* **Your instructions**
Give every line back verbatim, dropping all images.

* **Information provided**
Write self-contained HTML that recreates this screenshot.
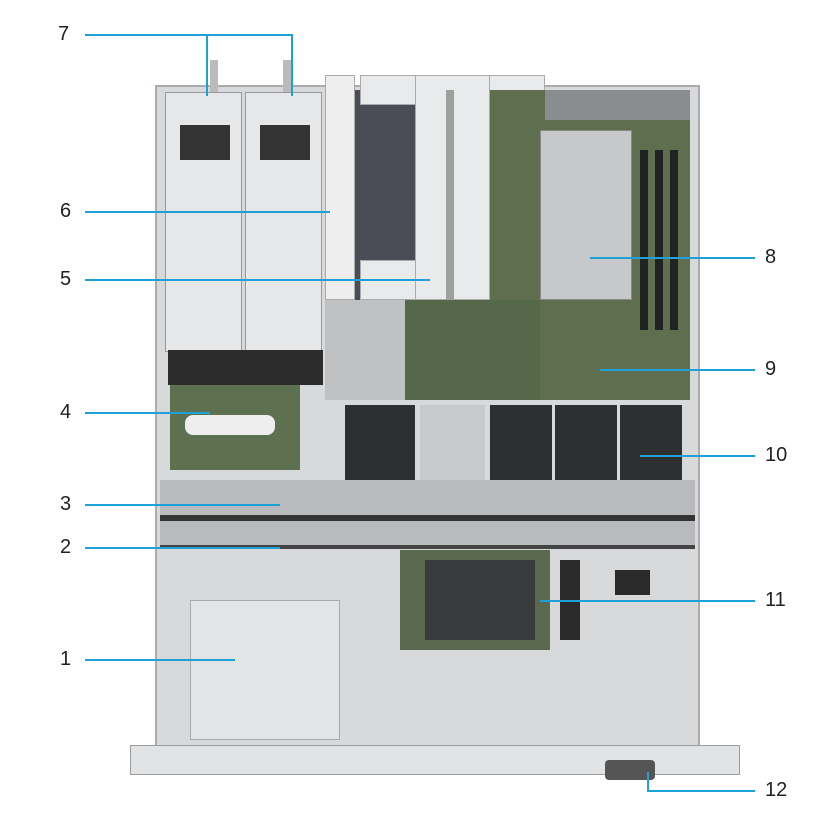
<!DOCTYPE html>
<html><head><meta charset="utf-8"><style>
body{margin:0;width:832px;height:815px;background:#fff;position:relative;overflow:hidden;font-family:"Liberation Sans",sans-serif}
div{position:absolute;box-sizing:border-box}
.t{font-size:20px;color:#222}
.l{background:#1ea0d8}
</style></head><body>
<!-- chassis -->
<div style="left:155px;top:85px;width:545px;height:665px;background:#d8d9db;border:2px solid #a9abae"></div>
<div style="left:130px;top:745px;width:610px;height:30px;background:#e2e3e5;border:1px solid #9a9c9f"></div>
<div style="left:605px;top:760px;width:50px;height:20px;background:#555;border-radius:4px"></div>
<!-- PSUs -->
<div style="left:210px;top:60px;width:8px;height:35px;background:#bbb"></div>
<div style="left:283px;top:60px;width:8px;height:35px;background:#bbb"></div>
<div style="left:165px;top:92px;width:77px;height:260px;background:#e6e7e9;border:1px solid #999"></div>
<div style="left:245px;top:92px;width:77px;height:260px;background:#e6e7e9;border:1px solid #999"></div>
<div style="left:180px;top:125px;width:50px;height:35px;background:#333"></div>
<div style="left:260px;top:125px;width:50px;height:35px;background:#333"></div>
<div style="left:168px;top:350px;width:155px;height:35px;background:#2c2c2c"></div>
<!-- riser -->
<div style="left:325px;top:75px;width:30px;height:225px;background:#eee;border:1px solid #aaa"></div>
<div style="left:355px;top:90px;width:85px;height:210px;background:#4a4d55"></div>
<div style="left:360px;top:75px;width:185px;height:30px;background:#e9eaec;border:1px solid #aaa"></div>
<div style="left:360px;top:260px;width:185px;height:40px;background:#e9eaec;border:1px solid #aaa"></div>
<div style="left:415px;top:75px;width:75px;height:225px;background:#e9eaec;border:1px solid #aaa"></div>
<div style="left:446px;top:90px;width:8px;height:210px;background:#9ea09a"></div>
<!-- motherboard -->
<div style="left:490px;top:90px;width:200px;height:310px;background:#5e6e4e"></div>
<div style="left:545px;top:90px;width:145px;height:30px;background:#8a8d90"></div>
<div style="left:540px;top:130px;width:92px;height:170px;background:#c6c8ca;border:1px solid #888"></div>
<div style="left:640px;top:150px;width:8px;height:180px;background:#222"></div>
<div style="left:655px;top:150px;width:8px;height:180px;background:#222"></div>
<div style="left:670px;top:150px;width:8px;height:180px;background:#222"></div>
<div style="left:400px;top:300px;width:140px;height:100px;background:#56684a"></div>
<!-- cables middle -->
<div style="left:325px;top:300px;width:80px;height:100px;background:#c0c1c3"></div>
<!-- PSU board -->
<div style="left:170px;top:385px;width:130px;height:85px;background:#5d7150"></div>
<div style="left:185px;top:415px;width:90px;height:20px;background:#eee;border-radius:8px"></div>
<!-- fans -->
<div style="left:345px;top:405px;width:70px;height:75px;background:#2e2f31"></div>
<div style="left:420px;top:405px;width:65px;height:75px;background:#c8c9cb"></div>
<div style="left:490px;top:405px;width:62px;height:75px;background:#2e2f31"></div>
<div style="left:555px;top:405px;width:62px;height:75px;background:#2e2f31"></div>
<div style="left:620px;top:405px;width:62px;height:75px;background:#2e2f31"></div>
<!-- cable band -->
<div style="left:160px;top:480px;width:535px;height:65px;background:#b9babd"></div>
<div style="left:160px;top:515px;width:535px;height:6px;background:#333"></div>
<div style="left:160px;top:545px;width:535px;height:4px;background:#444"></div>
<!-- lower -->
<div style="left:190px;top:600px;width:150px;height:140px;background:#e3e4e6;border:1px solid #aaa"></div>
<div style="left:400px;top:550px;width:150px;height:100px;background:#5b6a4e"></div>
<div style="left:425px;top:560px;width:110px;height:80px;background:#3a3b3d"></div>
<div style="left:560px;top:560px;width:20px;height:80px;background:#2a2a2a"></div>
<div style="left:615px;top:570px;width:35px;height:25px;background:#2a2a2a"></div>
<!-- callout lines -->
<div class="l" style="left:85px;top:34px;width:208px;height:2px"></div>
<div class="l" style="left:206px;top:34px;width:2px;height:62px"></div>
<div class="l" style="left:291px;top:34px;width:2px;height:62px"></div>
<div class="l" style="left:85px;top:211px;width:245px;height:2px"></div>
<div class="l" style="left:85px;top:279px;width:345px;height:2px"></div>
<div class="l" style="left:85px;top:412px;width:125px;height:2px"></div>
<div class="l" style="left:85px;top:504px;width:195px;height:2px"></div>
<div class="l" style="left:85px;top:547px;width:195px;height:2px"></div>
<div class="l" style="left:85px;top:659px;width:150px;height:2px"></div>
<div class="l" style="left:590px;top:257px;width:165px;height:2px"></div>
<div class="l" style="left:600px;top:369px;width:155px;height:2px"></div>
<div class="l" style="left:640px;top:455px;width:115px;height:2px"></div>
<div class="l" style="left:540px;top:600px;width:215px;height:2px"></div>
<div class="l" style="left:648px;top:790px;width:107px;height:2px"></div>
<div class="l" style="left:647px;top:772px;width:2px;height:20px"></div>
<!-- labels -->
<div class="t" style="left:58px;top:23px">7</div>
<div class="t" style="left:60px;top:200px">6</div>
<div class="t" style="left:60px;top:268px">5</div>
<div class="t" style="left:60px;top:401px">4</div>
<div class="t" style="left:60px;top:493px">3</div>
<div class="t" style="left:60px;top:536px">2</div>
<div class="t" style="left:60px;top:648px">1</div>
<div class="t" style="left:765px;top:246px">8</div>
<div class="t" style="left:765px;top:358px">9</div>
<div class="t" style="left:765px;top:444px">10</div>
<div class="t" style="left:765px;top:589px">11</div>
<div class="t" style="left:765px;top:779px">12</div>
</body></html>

* **Answer to this task**
Write self-contained HTML that recreates this screenshot.
<!DOCTYPE html>
<html><head><meta charset="utf-8"><style>
body{margin:0;width:832px;height:815px;background:#fff;position:relative;overflow:hidden;font-family:"Liberation Sans",sans-serif}
div{position:absolute;box-sizing:border-box}
.t{font-size:20px;color:#222}
.l{background:#1ea0d8}
</style></head><body>
<!-- chassis -->
<div style="left:155px;top:85px;width:545px;height:665px;background:#d8d9db;border:2px solid #a9abae"></div>
<div style="left:130px;top:745px;width:610px;height:30px;background:#e2e3e5;border:1px solid #9a9c9f"></div>
<div style="left:605px;top:760px;width:50px;height:20px;background:#555;border-radius:4px"></div>
<!-- PSUs -->
<div style="left:210px;top:60px;width:8px;height:35px;background:#bbb"></div>
<div style="left:283px;top:60px;width:8px;height:35px;background:#bbb"></div>
<div style="left:165px;top:92px;width:77px;height:260px;background:#e6e7e9;border:1px solid #999"></div>
<div style="left:245px;top:92px;width:77px;height:260px;background:#e6e7e9;border:1px solid #999"></div>
<div style="left:180px;top:125px;width:50px;height:35px;background:#333"></div>
<div style="left:260px;top:125px;width:50px;height:35px;background:#333"></div>
<div style="left:168px;top:350px;width:155px;height:35px;background:#2c2c2c"></div>
<!-- riser -->
<div style="left:325px;top:75px;width:30px;height:225px;background:#eee;border:1px solid #aaa"></div>
<div style="left:355px;top:90px;width:85px;height:210px;background:#4a4d55"></div>
<div style="left:360px;top:75px;width:185px;height:30px;background:#e9eaec;border:1px solid #aaa"></div>
<div style="left:360px;top:260px;width:185px;height:40px;background:#e9eaec;border:1px solid #aaa"></div>
<div style="left:415px;top:75px;width:75px;height:225px;background:#e9eaec;border:1px solid #aaa"></div>
<div style="left:446px;top:90px;width:8px;height:210px;background:#9ea09a"></div>
<!-- motherboard -->
<div style="left:490px;top:90px;width:200px;height:310px;background:#5e6e4e"></div>
<div style="left:545px;top:90px;width:145px;height:30px;background:#8a8d90"></div>
<div style="left:540px;top:130px;width:92px;height:170px;background:#c6c8ca;border:1px solid #888"></div>
<div style="left:640px;top:150px;width:8px;height:180px;background:#222"></div>
<div style="left:655px;top:150px;width:8px;height:180px;background:#222"></div>
<div style="left:670px;top:150px;width:8px;height:180px;background:#222"></div>
<div style="left:400px;top:300px;width:140px;height:100px;background:#56684a"></div>
<!-- cables middle -->
<div style="left:325px;top:300px;width:80px;height:100px;background:#c0c1c3"></div>
<!-- PSU board -->
<div style="left:170px;top:385px;width:130px;height:85px;background:#5d7150"></div>
<div style="left:185px;top:415px;width:90px;height:20px;background:#eee;border-radius:8px"></div>
<!-- fans -->
<div style="left:345px;top:405px;width:70px;height:75px;background:#2e2f31"></div>
<div style="left:420px;top:405px;width:65px;height:75px;background:#c8c9cb"></div>
<div style="left:490px;top:405px;width:62px;height:75px;background:#2e2f31"></div>
<div style="left:555px;top:405px;width:62px;height:75px;background:#2e2f31"></div>
<div style="left:620px;top:405px;width:62px;height:75px;background:#2e2f31"></div>
<!-- cable band -->
<div style="left:160px;top:480px;width:535px;height:65px;background:#b9babd"></div>
<div style="left:160px;top:515px;width:535px;height:6px;background:#333"></div>
<div style="left:160px;top:545px;width:535px;height:4px;background:#444"></div>
<!-- lower -->
<div style="left:190px;top:600px;width:150px;height:140px;background:#e3e4e6;border:1px solid #aaa"></div>
<div style="left:400px;top:550px;width:150px;height:100px;background:#5b6a4e"></div>
<div style="left:425px;top:560px;width:110px;height:80px;background:#3a3b3d"></div>
<div style="left:560px;top:560px;width:20px;height:80px;background:#2a2a2a"></div>
<div style="left:615px;top:570px;width:35px;height:25px;background:#2a2a2a"></div>
<!-- callout lines -->
<div class="l" style="left:85px;top:34px;width:208px;height:2px"></div>
<div class="l" style="left:206px;top:34px;width:2px;height:62px"></div>
<div class="l" style="left:291px;top:34px;width:2px;height:62px"></div>
<div class="l" style="left:85px;top:211px;width:245px;height:2px"></div>
<div class="l" style="left:85px;top:279px;width:345px;height:2px"></div>
<div class="l" style="left:85px;top:412px;width:125px;height:2px"></div>
<div class="l" style="left:85px;top:504px;width:195px;height:2px"></div>
<div class="l" style="left:85px;top:547px;width:195px;height:2px"></div>
<div class="l" style="left:85px;top:659px;width:150px;height:2px"></div>
<div class="l" style="left:590px;top:257px;width:165px;height:2px"></div>
<div class="l" style="left:600px;top:369px;width:155px;height:2px"></div>
<div class="l" style="left:640px;top:455px;width:115px;height:2px"></div>
<div class="l" style="left:540px;top:600px;width:215px;height:2px"></div>
<div class="l" style="left:648px;top:790px;width:107px;height:2px"></div>
<div class="l" style="left:647px;top:772px;width:2px;height:20px"></div>
<!-- labels -->
<div class="t" style="left:58px;top:23px">7</div>
<div class="t" style="left:60px;top:200px">6</div>
<div class="t" style="left:60px;top:268px">5</div>
<div class="t" style="left:60px;top:401px">4</div>
<div class="t" style="left:60px;top:493px">3</div>
<div class="t" style="left:60px;top:536px">2</div>
<div class="t" style="left:60px;top:648px">1</div>
<div class="t" style="left:765px;top:246px">8</div>
<div class="t" style="left:765px;top:358px">9</div>
<div class="t" style="left:765px;top:444px">10</div>
<div class="t" style="left:765px;top:589px">11</div>
<div class="t" style="left:765px;top:779px">12</div>
</body></html>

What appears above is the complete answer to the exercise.